There are people who may say this is sad.  I missed my years in school – just being a kid.  But, I always had drive.  I always knew why I was doing what I was doing.  I always had purpose in my classes.  Homework was horrible – I, just like the next kid, hated it – but it wasn’t without purpose.  I was honing my skills so that I would be prepared for going to college.  Projects were lousy.  I detested them – but they weren’t pointless.  I was getting ready for when I’d be in college.  Every step of the way, I had purpose and direction.

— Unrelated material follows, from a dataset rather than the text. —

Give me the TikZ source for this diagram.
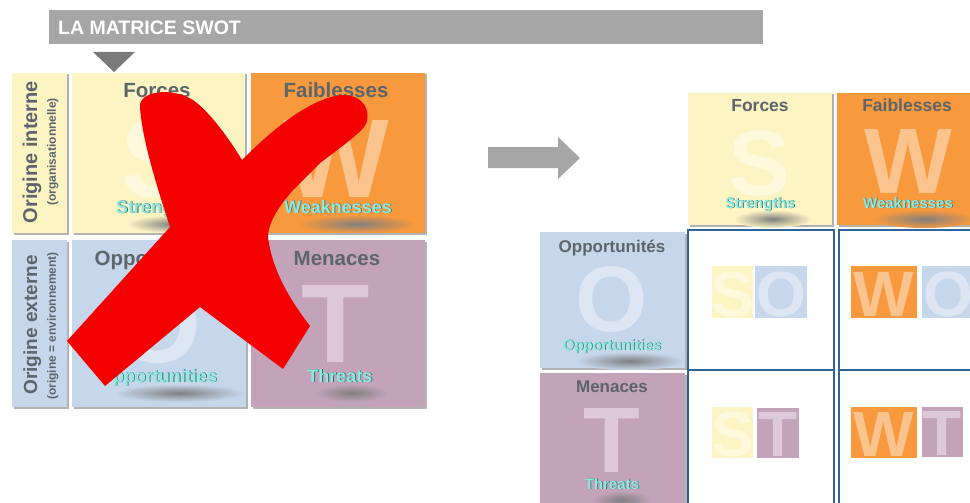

And, as teachers, that is why we must continually prepare students.  Carol Dweck, who has done ground breaking work with helping people to understand the importance of a person’s mindset, proves that those students who are continually focused on learning, will learn.  We must support that mindset in students.  We must help them see that one of the main purposes of homework in elementary school is because, when they arrive in high school, homework won’t be an option, and it is important to develop that habit.  We must help them to see that if they study for tests, they will retain the information for longer, which will allow them to understand the next thing they will have to learn, which will help them save time, which will allow them to have more free time to do what they want.  We must teach them that by simply doing some self monitoring, they will be able to see how they are able to capture back time and be more successful in school, which will only raise their self confidence.

We must show them how everything now, is to prepare them for the next step.  Otherwise, why are they doing anything.  Where is the motivation?